THE UK’s economic situation makes for absolutely grim reading.

We are all trying to manage bills going through the roof. Runaway inflation means most of us are struggling to make ends meet. But this situation was not inevitable. We didn’t have to have a cost of living crisis.

Decades of short-term decisionmaking designed to suck wealth into London and the South East of England has led to a catastrophic reckoning for ordinary people. Over the past decade, we have seen one bad decision after another. From Conservative chancellor George Osborne’s decision to prioritise gas over renewables in the mid-2010s to the catastrophically planned and incompetently delivered decision to leave the EU, each of these choices is having a devastating impact. And those impacts are all coming at once.

While we watch the Westminster soap opera where one completely untrustworthy politician is replaced by another, it is tempting to think that there is no way out of this mess.

But the one thing that we do know is that smaller countries are much more effective at bringing people together to plan for the future. The short-termism that has put us in a position where we have no gas storage facilities, while so many rely on gas to heat their homes, was an active choice. And it is the sort of choice that smaller countries in Europe tend not to make.

As we face up to the need to change our economy to deal with the climate emergency and change to low-carbon energy, we need to increase the trust in our politics.

Currently, wind power costs about a third of new gas, yet the UK Government is doing everything it can to keep us addicted to fossil fuels.

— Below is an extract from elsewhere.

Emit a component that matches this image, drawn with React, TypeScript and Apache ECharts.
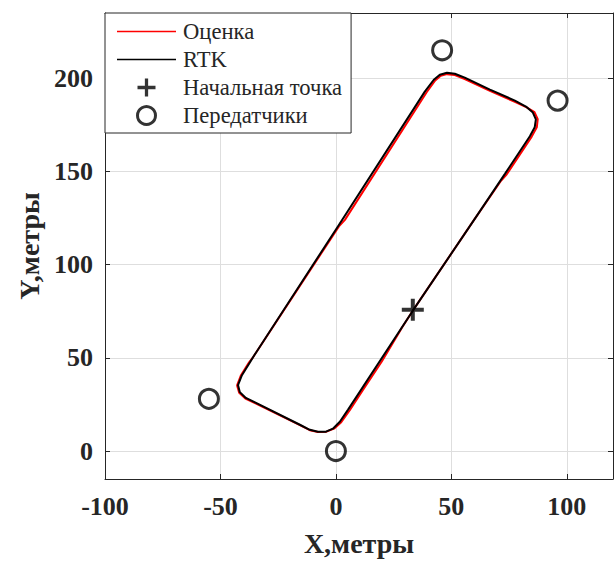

We know that changing the economy is something that Britain does worse than almost anywhere else in the rich world. We need to make sure that the coming economic change is one we are prepared for. We need a change we can all participate in. And we need a change that will make our lives better. We can have lower energy prices and long-term, high-quality jobs. But we know that the Westminster government is more focused on its own drama.

It goes further than just the London political establishment. At present, too many of the important assets that affect our lives are in the hands of big businesses that are interested either in making a quick buck or holding on to buildings with no interest in how they are used.

Union Street is a mess at the moment, full of empty shops. Yet the rents being sought don’t reflect this. The corporations that own the buildings are holding on to them in the hope that the property market will recover, allowing them to make a profit by selling the building.

We need more retail space for local businesses and more social space. Yet it isn’t in the interest of the owners to revitalise Aberdeen.

With the powers of an independent country, we could make sure that our high streets are managed not in the interest of footloose finance.

Instead, our economy should be run in the interest of our cities and our citizens. We have an economy that is run in the interests of the wrong people. It was bad even in the good times. As we face the most difficult economic pressures of the past 40 years, we can’t afford to let it go on.

We need to make decisions in our own interests, rather than those of companies quoted on the London Stock Exchange.